2. The invention of claim 1 wherein the status information comprises information indicating location of a subscriber
3. The invention of claim 2 wherein the customer care infrastructure is further adapted to
parse a status information query for subscriber information;
determine a subscriber's home location register from the subscriber information;
query the subscriber's home location register to identify the mobile telephone switching office on which the subscriber is active;
issue a call trace query to the mobile telephone switching office; and
receive and process location information from the mobile telephone switching office.
4. The invention of claim 2 wherein the customer care infrastructure is further adapted to
parse a status information query for subscriber information;
determine a subscriber's home location register from the subscriber information;
query the subscriber's home location register to identify the mobile telephone switching office on which the subscriber is active;
query a visiting location register at the mobile telephone switching office; and
receive and process location information from the mobile telephone switching office.
5. The invention of claim 1 wherein the status information comprises information indicating presence of a subscriber
6. The invention of claim 5 wherein the customer care infrastructure is further adapted to
parse a status information query for subscriber information;
determine a subscriber's home location register from the subscriber information;
query the subscriber's home location register for subscriber presence information;
receive and process location information from the subscriber's home location register.

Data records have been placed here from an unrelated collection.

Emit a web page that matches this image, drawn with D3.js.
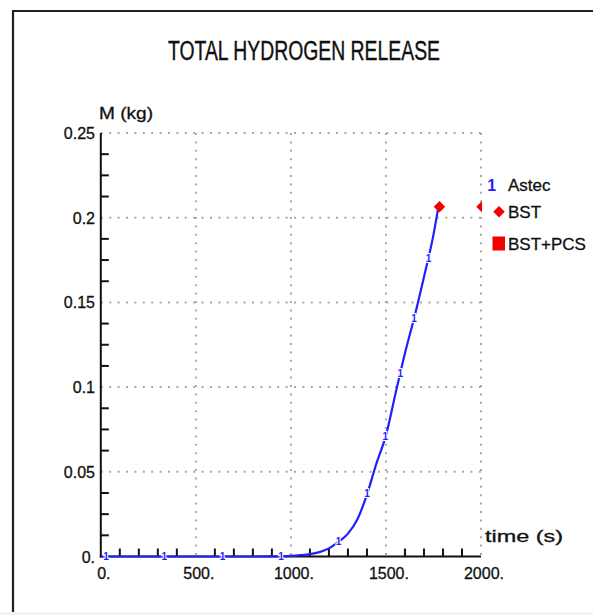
<!DOCTYPE html>
<html><head><meta charset="utf-8">
<script src="https://cdn.jsdelivr.net/npm/d3@7"></script>
<style>html,body{margin:0;padding:0;background:#fff;}svg{display:block;}</style>
</head><body>
<script>
// ---- data ----
const title = "TOTAL HYDROGEN RELEASE";
const yLabel = "M (kg)";
const xLabel = "time (s)";
const xTicks = [0, 500, 1000, 1500, 2000];
const xTickLabels = ["0.", "500.", "1000.", "1500.", "2000."];
const yTicks = [0, 0.05, 0.1, 0.15, 0.2, 0.25];
const yTickLabels = ["0.", "0.05", "0.1", "0.15", "0.2", "0.25"];
const astecT = [0,100,200,300,400,500,600,700,800,900,1000,1050,1100,1150,1200,1250,1300,1350,1400,1450,1500,1550,1600,1650,1700,1750,1776];
const astecM = [0,0,0,0,0,0,0,0,0,0.0001,0.0004,0.0008,0.0014,0.0026,0.0048,0.0086,0.0135,0.022,0.0365,0.055,0.0715,0.096,0.12,0.1415,0.165,0.19,0.2065];
const astecMarkT = [28,334,640,948,1251,1401,1496,1575,1648,1724];
const astecMarkM = [0,0,0,0.0002,0.0086,0.0372,0.0707,0.1081,0.1406,0.176];
const bstT = [1776, 2000];
const bstM = [0.2065, 0.2065];
const legendNames = ["Astec", "BST", "BST+PCS"];

// ---- drawing ----
const W = 593, H = 615;
const svg = d3.select("body").append("svg").attr("width", W).attr("height", H);
const x = d3.scaleLinear().domain([0, 2000]).range([100.8, 481]);
const y = d3.scaleLinear().domain([0, 0.25]).range([556.5, 133]);
const font = "'Liberation Sans', Arial, sans-serif";
const blue = "#1f1fff", red = "#f00000", ink = "#111";

// frame
svg.append("rect").attr("x", 0).attr("y", 612).attr("width", W).attr("height", 3).attr("fill", "#f3f3f3");
svg.append("line").attr("x1", 12).attr("x2", W).attr("y1", 11).attr("y2", 11).attr("stroke", "#222").attr("stroke-width", 2.2);
svg.append("line").attr("x1", 13).attr("x2", 13).attr("y1", 10).attr("y2", 612).attr("stroke", "#222").attr("stroke-width", 2.2);

// title
svg.append("text").attr("x", 168).attr("y", 60).attr("textLength", 272).attr("lengthAdjust", "spacingAndGlyphs")
  .attr("font-family", font).attr("font-size", 27).attr("fill", ink)
  .attr("stroke", ink).attr("stroke-width", 0.4).text(title);

// grid
const grid = svg.append("g").attr("stroke", "#a8a8a8").attr("stroke-width", 2).attr("stroke-dasharray", "2,6.4");
xTicks.slice(1).forEach(t => grid.append("line").attr("x1", x(t)).attr("x2", x(t)).attr("y1", y(0.25)).attr("y2", y(0)));
yTicks.slice(1).forEach(v => grid.append("line").attr("x1", x(0)).attr("x2", x(2000)).attr("y1", y(v)).attr("y2", y(v)));

// axes with minor ticks
const minorX = d3.range(0, 2001, 100).filter(t => t % 500 !== 0);
const minorY = d3.range(0, 21).map(i => i * 0.0125).filter((v, i) => i % 4 !== 0);
const ax = svg.append("g").attr("stroke", ink).attr("stroke-width", 2);
ax.append("line").attr("x1", x(0)).attr("x2", x(0)).attr("y1", y(0.25)).attr("y2", y(0) + 1);
ax.append("line").attr("x1", x(0) - 1).attr("x2", x(2000)).attr("y1", y(0)).attr("y2", y(0));
minorX.forEach(t => ax.append("line").attr("x1", x(t)).attr("x2", x(t)).attr("y1", y(0)).attr("y2", y(0) - 8));
minorY.forEach(v => ax.append("line").attr("x1", x(0)).attr("x2", x(0) + 8).attr("y1", y(v)).attr("y2", y(v)));

// tick labels
const lab = svg.append("g").attr("font-family", font).attr("font-size", 16).attr("fill", ink)
  .attr("stroke", ink).attr("stroke-width", 0.3);
xTicks.forEach((t, i) => lab.append("text").attr("x", x(t) + 3).attr("y", 579).attr("text-anchor", "middle").text(xTickLabels[i]));
yTicks.forEach((v, i) => lab.append("text").attr("x", 95).attr("y", y(v) + 6).attr("text-anchor", "end").text(yTickLabels[i]));

// axis labels
lab.append("text").attr("x", 99).attr("y", 119).attr("textLength", 54).attr("lengthAdjust", "spacingAndGlyphs").text(yLabel);
lab.append("text").attr("x", 485).attr("y", 542).attr("textLength", 78).attr("lengthAdjust", "spacingAndGlyphs").text(xLabel);

// clip for plot area
svg.append("defs").append("clipPath").attr("id", "plot").append("rect")
  .attr("x", x(0)).attr("y", y(0.25) - 10).attr("width", x(2000) - x(0) + 1).attr("height", y(0) - y(0.25) + 20);

// Astec curve
const astec = astecT.map((t, i) => [t, astecM[i]]);
const line = d3.line().x(d => x(d[0])).y(d => y(d[1])).curve(d3.curveMonotoneX);
svg.append("path").attr("d", line(astec)).attr("fill", "none").attr("stroke", blue).attr("stroke-width", 2.2);

// Astec markers "1"
astecMarkT.forEach((t, i) => svg.append("text").attr("x", x(t)).attr("y", y(astecMarkM[i]) + 3.5)
  .attr("text-anchor", "middle").attr("font-family", font).attr("font-size", 10).attr("font-weight", "bold")
  .attr("fill", blue).attr("stroke", "#fff").attr("stroke-width", 2).attr("paint-order", "stroke").text("1"));

// BST diamonds (square rotated 45 degrees)
const diamond = d3.symbol().type(d3.symbolSquare).size(66);
const bg = svg.append("g").attr("clip-path", "url(#plot)");
bstT.forEach((t, i) => bg.append("path").attr("d", diamond())
  .attr("transform", `translate(${x(t) + 1},${y(bstM[i])}) rotate(45)`).attr("fill", red));

// legend
const lg = svg.append("g").attr("font-family", font).attr("font-size", 17).attr("fill", ink)
  .attr("stroke", ink).attr("stroke-width", 0.3);
lg.append("text").attr("x", 491.7).attr("y", 191).attr("text-anchor", "middle").attr("font-weight", "bold")
  .attr("fill", blue).attr("stroke", "none").attr("font-size", 16).text("1");
lg.append("text").attr("x", 508).attr("y", 191).text(legendNames[0]);
lg.append("path").attr("d", diamond()).attr("transform", "translate(499,211.7) rotate(45)").attr("fill", red).attr("stroke", "none");
lg.append("text").attr("x", 508).attr("y", 218).text(legendNames[1]);
lg.append("rect").attr("x", 492.5).attr("y", 236.5).attr("width", 12.5).attr("height", 14).attr("fill", red).attr("stroke", "none");
lg.append("text").attr("x", 508).attr("y", 250).text(legendNames[2]);
</script>
</body></html>
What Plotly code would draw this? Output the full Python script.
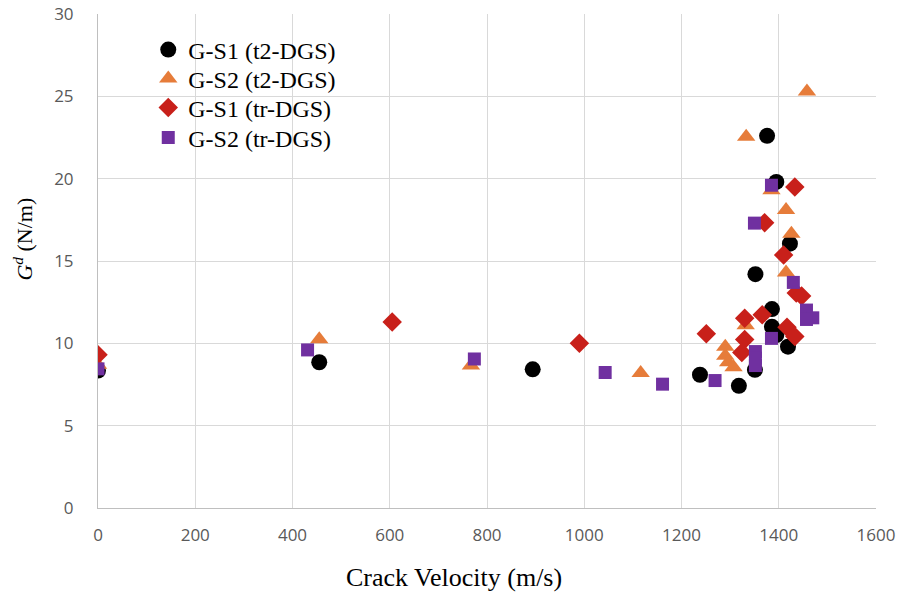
import plotly.graph_objects as go

# G-S1 (t2-DGS)
s1_t2_x = [0, 455, 894, 1238, 1318, 1351, 1352, 1376, 1395, 1423, 1386, 1386, 1395, 1419]
s1_t2_y = [8.35, 8.85, 8.42, 8.09, 7.42, 8.39, 14.2, 22.6, 19.8, 16.05, 12.08, 11.0, 10.5, 9.8]

# G-S2 (t2-DGS)
s2_t2_x = [0, 455, 767, 1116, 1290, 1290, 1296, 1307, 1332, 1333, 1385, 1415, 1426, 1415, 1458]
s2_t2_y = [8.7, 10.25, 8.65, 8.2, 9.8, 9.25, 8.85, 8.55, 11.1, 22.55, 19.3, 18.1, 16.65, 14.3, 25.3]

# G-S1 (tr-DGS)
s1_tr_x = [0, 605, 990, 1251, 1330, 1366, 1330, 1324, 1417, 1433, 1436, 1447, 1410, 1433, 1371]
s1_tr_y = [9.3, 11.3, 10.0, 10.58, 11.53, 11.73, 10.24, 9.44, 10.98, 10.41, 13.05, 12.87, 15.36, 19.5, 17.33]

# G-S2 (tr-DGS)
s2_tr_x = [0, 431, 774, 1043, 1161, 1269, 1352, 1352, 1352, 1385, 1430, 1457, 1470, 1457, 1385, 1350]
s2_tr_y = [8.45, 9.6, 9.05, 8.23, 7.52, 7.74, 9.5, 9.1, 8.65, 10.3, 13.7, 12.02, 11.55, 11.45, 19.6, 17.3]

names = ["G-S1 (t2-DGS)", "G-S2 (t2-DGS)", "G-S1 (tr-DGS)", "G-S2 (tr-DGS)"]
colors = ["#000000", "#E67C3A", "#C8201A", "#7030A0"]
symbols = ["circle", "triangle-up", "diamond", "square"]
sizes = [16, 16, 15, 13]

xticks = [0, 200, 400, 600, 800, 1000, 1200, 1400, 1600]
yticks = [0, 5, 10, 15, 20, 25, 30]

legend_ids = ["legend", "legend2", "legend3", "legend4"]
legend_rows = [0.9271, 0.8684, 0.8097, 0.749]

fig = go.Figure()
for xs, ys, n, c, s, sz, lg in zip([s1_t2_x, s2_t2_x, s1_tr_x, s2_tr_x],
                                   [s1_t2_y, s2_t2_y, s1_tr_y, s2_tr_y],
                                   names, colors, symbols, sizes, legend_ids):
    fig.add_trace(go.Scatter(x=xs, y=ys, mode="markers", name=n, legend=lg,
                             marker=dict(color=c, symbol=s, size=sz, line=dict(width=0))))

tickfont = dict(family="Open Sans", size=17, color="#595959")
serif = "Liberation Serif"

legend_layout = {}
for lg, ly in zip(legend_ids, legend_rows):
    legend_layout[lg] = dict(x=0.0646, y=ly, xanchor="left", yanchor="middle",
                             font=dict(family=serif, size=24, color="black"),
                             bgcolor="rgba(0,0,0,0)", itemsizing="trace")

fig.update_layout(
    width=898, height=595,
    margin=dict(l=98, r=22, t=14, b=87),
    paper_bgcolor="white", plot_bgcolor="white",
    showlegend=True,
    xaxis=dict(range=[0, 1600], tickvals=xticks, ticktext=[str(v) for v in xticks],
               showgrid=True, gridcolor="#D9D9D9", gridwidth=1, automargin=False,
               zeroline=False, showline=True, linecolor="#BFBFBF", linewidth=1,
               ticks="", tickfont=tickfont, ticklabelstandoff=12),
    yaxis=dict(range=[0, 30], tickvals=yticks, ticktext=[str(v) for v in yticks],
               showgrid=True, gridcolor="#D9D9D9", gridwidth=1, automargin=False,
               zeroline=False, showline=True, linecolor="#BFBFBF", linewidth=1,
               ticks="", tickfont=tickfont, ticklabelstandoff=20),
    annotations=[
        dict(text="Crack Velocity (m/s)", xref="paper", yref="paper",
             x=0.4576, y=-0.1417, xanchor="center", yanchor="middle", showarrow=False,
             font=dict(family=serif, size=26, color="black")),
        dict(text="<i>G</i><sup><i>d</i></sup> (N/m)", xref="paper", yref="paper",
             x=-0.0966, y=0.545, xanchor="center", yanchor="middle", showarrow=False,
             textangle=-90, font=dict(family=serif, size=22, color="black")),
    ],
    **legend_layout,
)

fig.write_html("out.html")
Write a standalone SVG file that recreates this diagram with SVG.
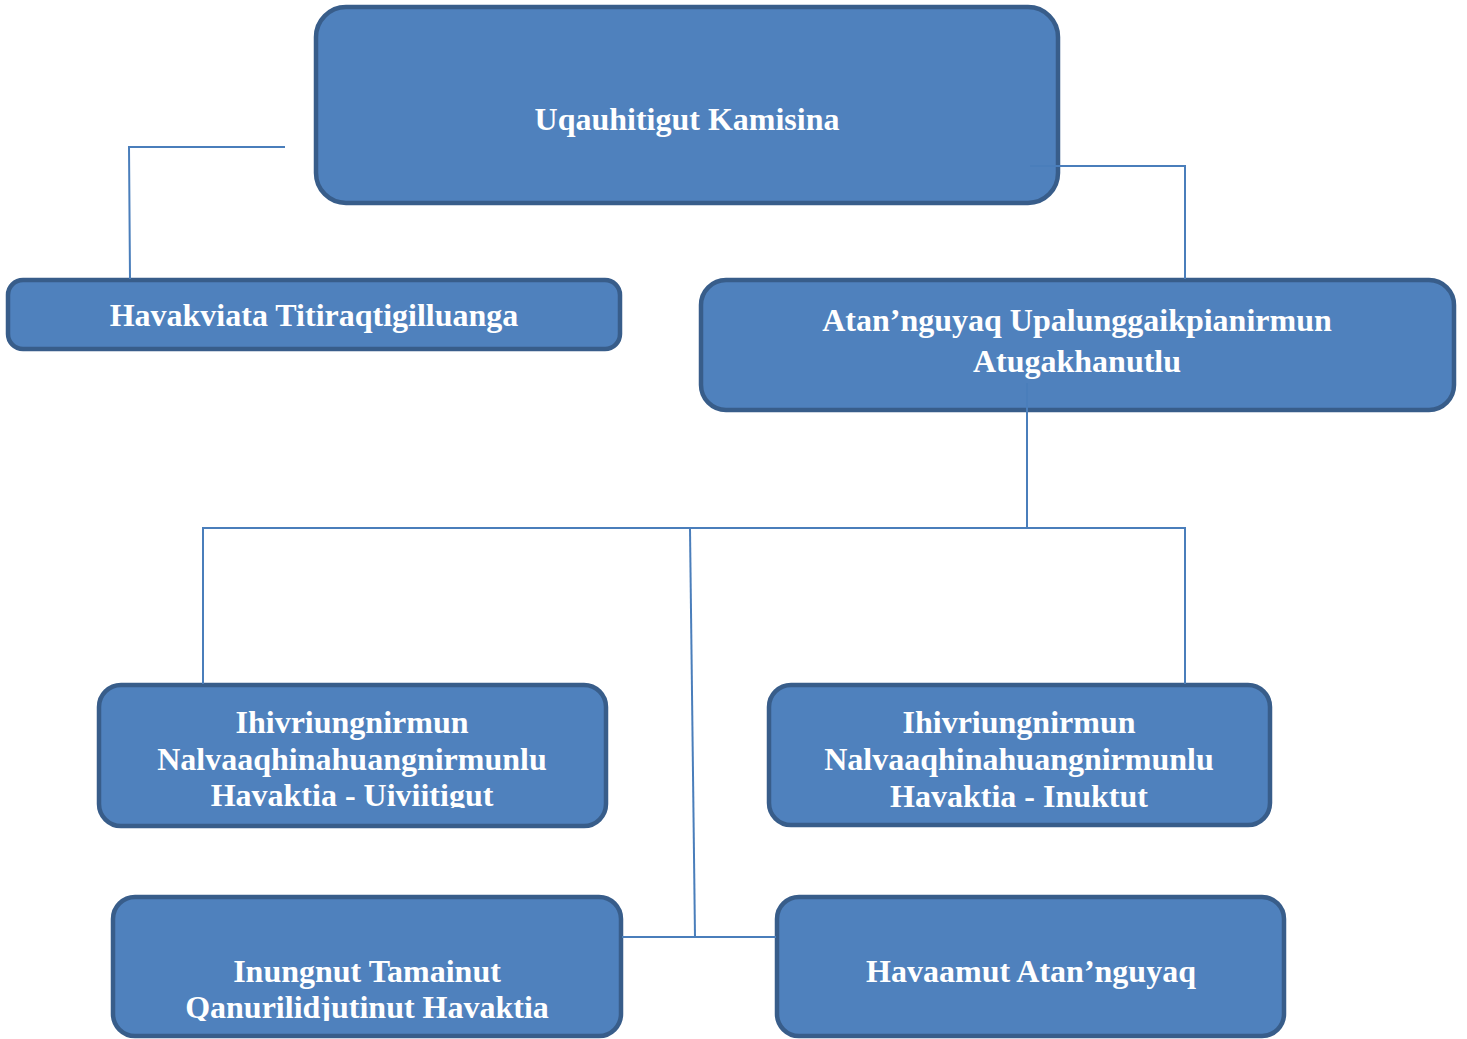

7. The invention of claim 5 wherein the customer care infrastructure is further adapted to
parse a status information query for subscriber information;
determine a subscriber's home location register from the subscriber information;
query the subscriber's home location register to identify the mobile telephone switching office on which the subscriber is active;
issue a presence information query to the mobile telephone switching office; and
receive and process location information from the mobile telephone switching office.